*SHORT EXERCISE:* Copy all the material below, exactly as it stands.

*RECORDED DATA:*
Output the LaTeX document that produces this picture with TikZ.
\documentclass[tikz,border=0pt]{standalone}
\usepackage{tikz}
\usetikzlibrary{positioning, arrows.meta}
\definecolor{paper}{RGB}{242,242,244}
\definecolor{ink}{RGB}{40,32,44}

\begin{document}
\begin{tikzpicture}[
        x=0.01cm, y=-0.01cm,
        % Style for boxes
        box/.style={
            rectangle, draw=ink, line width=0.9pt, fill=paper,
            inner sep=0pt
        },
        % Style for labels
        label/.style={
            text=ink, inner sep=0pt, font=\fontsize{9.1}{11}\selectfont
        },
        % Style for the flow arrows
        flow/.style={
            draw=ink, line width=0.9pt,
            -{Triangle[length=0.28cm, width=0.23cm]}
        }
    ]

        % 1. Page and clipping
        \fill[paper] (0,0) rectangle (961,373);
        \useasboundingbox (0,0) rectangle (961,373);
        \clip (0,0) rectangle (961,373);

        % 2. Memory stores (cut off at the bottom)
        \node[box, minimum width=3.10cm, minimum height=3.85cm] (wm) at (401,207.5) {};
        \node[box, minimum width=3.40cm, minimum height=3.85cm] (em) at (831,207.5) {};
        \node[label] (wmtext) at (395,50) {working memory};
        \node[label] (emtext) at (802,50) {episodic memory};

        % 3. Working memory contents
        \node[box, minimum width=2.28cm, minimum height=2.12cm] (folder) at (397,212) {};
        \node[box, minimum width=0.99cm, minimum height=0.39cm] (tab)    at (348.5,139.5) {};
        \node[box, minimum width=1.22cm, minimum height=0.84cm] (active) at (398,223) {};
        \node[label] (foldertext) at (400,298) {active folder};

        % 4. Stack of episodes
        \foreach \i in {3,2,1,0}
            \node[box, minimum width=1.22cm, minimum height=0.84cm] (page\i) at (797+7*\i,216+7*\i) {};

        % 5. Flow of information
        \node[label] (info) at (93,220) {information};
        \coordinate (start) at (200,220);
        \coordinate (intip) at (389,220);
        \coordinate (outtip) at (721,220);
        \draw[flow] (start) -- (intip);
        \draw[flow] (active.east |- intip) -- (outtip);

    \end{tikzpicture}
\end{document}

*EXERCISE OUTPUT:*
Output the LaTeX document that produces this picture with TikZ.
\documentclass[tikz,border=0pt]{standalone}
\usepackage{tikz}
\usetikzlibrary{positioning, arrows.meta}
\definecolor{paper}{RGB}{242,242,244}
\definecolor{ink}{RGB}{40,32,44}

\begin{document}
\begin{tikzpicture}[
        x=0.01cm, y=-0.01cm,
        % Style for boxes
        box/.style={
            rectangle, draw=ink, line width=0.9pt, fill=paper,
            inner sep=0pt
        },
        % Style for labels
        label/.style={
            text=ink, inner sep=0pt, font=\fontsize{9.1}{11}\selectfont
        },
        % Style for the flow arrows
        flow/.style={
            draw=ink, line width=0.9pt,
            -{Triangle[length=0.28cm, width=0.23cm]}
        }
    ]

        % 1. Page and clipping
        \fill[paper] (0,0) rectangle (961,373);
        \useasboundingbox (0,0) rectangle (961,373);
        \clip (0,0) rectangle (961,373);

        % 2. Memory stores (cut off at the bottom)
        \node[box, minimum width=3.10cm, minimum height=3.85cm] (wm) at (401,207.5) {};
        \node[box, minimum width=3.40cm, minimum height=3.85cm] (em) at (831,207.5) {};
        \node[label] (wmtext) at (395,50) {working memory};
        \node[label] (emtext) at (802,50) {episodic memory};

        % 3. Working memory contents
        \node[box, minimum width=2.28cm, minimum height=2.12cm] (folder) at (397,212) {};
        \node[box, minimum width=0.99cm, minimum height=0.39cm] (tab)    at (348.5,139.5) {};
        \node[box, minimum width=1.22cm, minimum height=0.84cm] (active) at (398,223) {};
        \node[label] (foldertext) at (400,298) {active folder};

        % 4. Stack of episodes
        \foreach \i in {3,2,1,0}
            \node[box, minimum width=1.22cm, minimum height=0.84cm] (page\i) at (797+7*\i,216+7*\i) {};

        % 5. Flow of information
        \node[label] (info) at (93,220) {information};
        \coordinate (start) at (200,220);
        \coordinate (intip) at (389,220);
        \coordinate (outtip) at (721,220);
        \draw[flow] (start) -- (intip);
        \draw[flow] (active.east |- intip) -- (outtip);

    \end{tikzpicture}
\end{document}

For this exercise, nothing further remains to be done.